Code that draws figures >>
----

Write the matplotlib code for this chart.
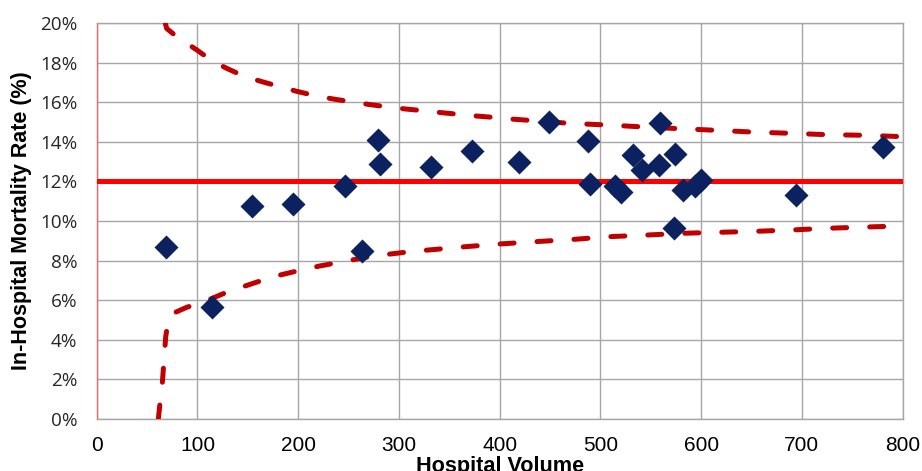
import matplotlib
matplotlib.use("Agg")
import matplotlib.pyplot as plt
from matplotlib.ticker import FuncFormatter

# Hospital data points (volume, mortality %)
volume = [68.8, 114.1, 153.8, 195.1, 246.8, 263.3, 279.2, 281.2, 331.8, 372.3,
          419.6, 448.8, 487.3, 489.3, 514.6, 520.0, 532.8, 541.1, 558.5, 559.0,
          574.2, 573.0, 582.3, 593.8, 599.4, 694.1, 780.2]
mortality = [8.70, 5.67, 10.77, 10.84, 11.77, 8.48, 14.07, 12.88, 12.73, 13.55,
             12.97, 14.98, 14.04, 11.88, 11.78, 11.45, 13.32, 12.56, 12.83, 14.97,
             13.37, 9.65, 11.57, 11.75, 12.05, 11.31, 13.75]

# Overall mean
mean_rate = 12.0

# Upper control limit
upper_x = [68.0, 69.5, 76.0, 84.4, 99.3, 114.1, 129.0, 147.2, 163.8, 182.0, 198.5,
           216.7, 234.8, 251.4, 269.6, 287.8, 306.0, 324.2, 342.4, 360.6, 377.2,
           397.0, 413.5, 433.4, 469.8, 506.2, 542.5, 578.9, 615.3, 651.7, 688.1,
           724.5, 760.9, 799.0]
upper_y = [20.0, 19.72, 19.45, 19.14, 18.64, 18.10, 17.71, 17.29, 17.04, 16.78, 16.55,
           16.33, 16.16, 16.03, 15.89, 15.77, 15.66, 15.57, 15.47, 15.38, 15.30,
           15.22, 15.14, 15.07, 14.93, 14.85, 14.75, 14.66, 14.58, 14.49, 14.43,
           14.36, 14.33, 14.26]

# Lower control limit
lower_x = [61.2, 62.8, 65.1, 66.8, 68.5, 71.1, 76.0, 89.3, 109.2, 129.0, 152.2,
           175.3, 198.5, 221.6, 244.8, 267.9, 291.1, 314.2, 337.4, 360.6, 400.3,
           436.7, 473.1, 509.5, 545.9, 582.3, 618.7, 655.0, 691.4, 724.5, 760.0,
           799.0]
lower_y = [0.0, 0.79, 1.80, 2.98, 4.16, 5.00, 5.34, 5.64, 5.98, 6.40, 6.80,
           7.19, 7.47, 7.73, 7.95, 8.17, 8.33, 8.47, 8.57, 8.68, 8.84,
           8.96, 9.07, 9.21, 9.29, 9.38, 9.43, 9.48, 9.55, 9.63, 9.69,
           9.75]

x_ticks = [0, 100, 200, 300, 400, 500, 600, 700, 800]
y_ticks = [0, 2, 4, 6, 8, 10, 12, 14, 16, 18, 20]

fig = plt.figure(figsize=(9.22, 4.71), dpi=100)
ax = fig.add_axes([0.1049, 0.1104, 0.979 - 0.1049, 0.9512 - 0.1104])

ax.set_xlim(0, 800)
ax.set_ylim(0, 20)
ax.set_xticks(x_ticks)
ax.set_yticks(y_ticks)
ax.yaxis.set_major_formatter(FuncFormatter(lambda v, p: f"{int(round(v))}%"))
ax.grid(True, color="#A6A6A6", linewidth=1.0)
ax.set_axisbelow(True)

for s in ["top", "right", "bottom"]:
    ax.spines[s].set_color("#A6A6A6")
    ax.spines[s].set_linewidth(1.0)
ax.spines["left"].set_color("#E86A6A")
ax.spines["left"].set_linewidth(1.0)
ax.tick_params(axis="x", length=0, pad=12)
ax.tick_params(axis="y", length=0, pad=14)

for lab in ax.get_xticklabels():
    lab.set_fontfamily("Liberation Sans")
    lab.set_fontsize(15)
for lab in ax.get_yticklabels():
    lab.set_fontfamily("Open Sans")
    lab.set_fontsize(13.6)
    lab.set_color("#262626")

ax.axhline(mean_rate, color="#FF0000", linewidth=3.6, zorder=3)
ax.plot(upper_x, upper_y, color="#C00000", linewidth=3.6, dashes=(2.8, 4.6),
        dash_capstyle="round", zorder=3, clip_on=True)
ax.plot(lower_x, lower_y, color="#C00000", linewidth=3.6, dashes=(2.8, 4.6),
        dash_capstyle="round", zorder=3, clip_on=True)
ax.scatter(volume, mortality, marker="D", s=150, color="#0B2160", zorder=4,
           linewidths=0)

ax.set_xlabel("Hospital Volume", fontfamily="Liberation Sans", fontweight="bold",
              fontsize=15.6)
ax.xaxis.label.set_verticalalignment("baseline")
ax.xaxis.set_label_coords(0.5, -0.1326)

ax.set_ylabel("In-Hospital Mortality Rate (%)", fontfamily="Liberation Sans",
              fontweight="bold", fontsize=15.5)
ax.yaxis.label.set_rotation_mode("default")
ax.yaxis.label.set_verticalalignment("center")
ax.yaxis.label.set_horizontalalignment("center")
ax.yaxis.set_label_coords((21 - 96.7) / 805.9, 0.5)

fig.savefig("out.png", dpi=100)
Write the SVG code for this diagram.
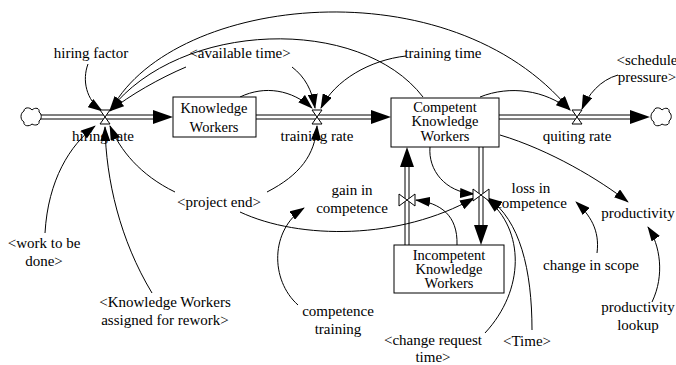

----

What is being asked >> Exactly as written, repeat the lines from the beginning of the entries up to and including the line with "from matplotlib.ticker import FuncFormatter", but not the pictures.

Full output >>
Write the matplotlib code for this chart.
import matplotlib
matplotlib.use("Agg")
import matplotlib.pyplot as plt
from matplotlib.ticker import FuncFormatter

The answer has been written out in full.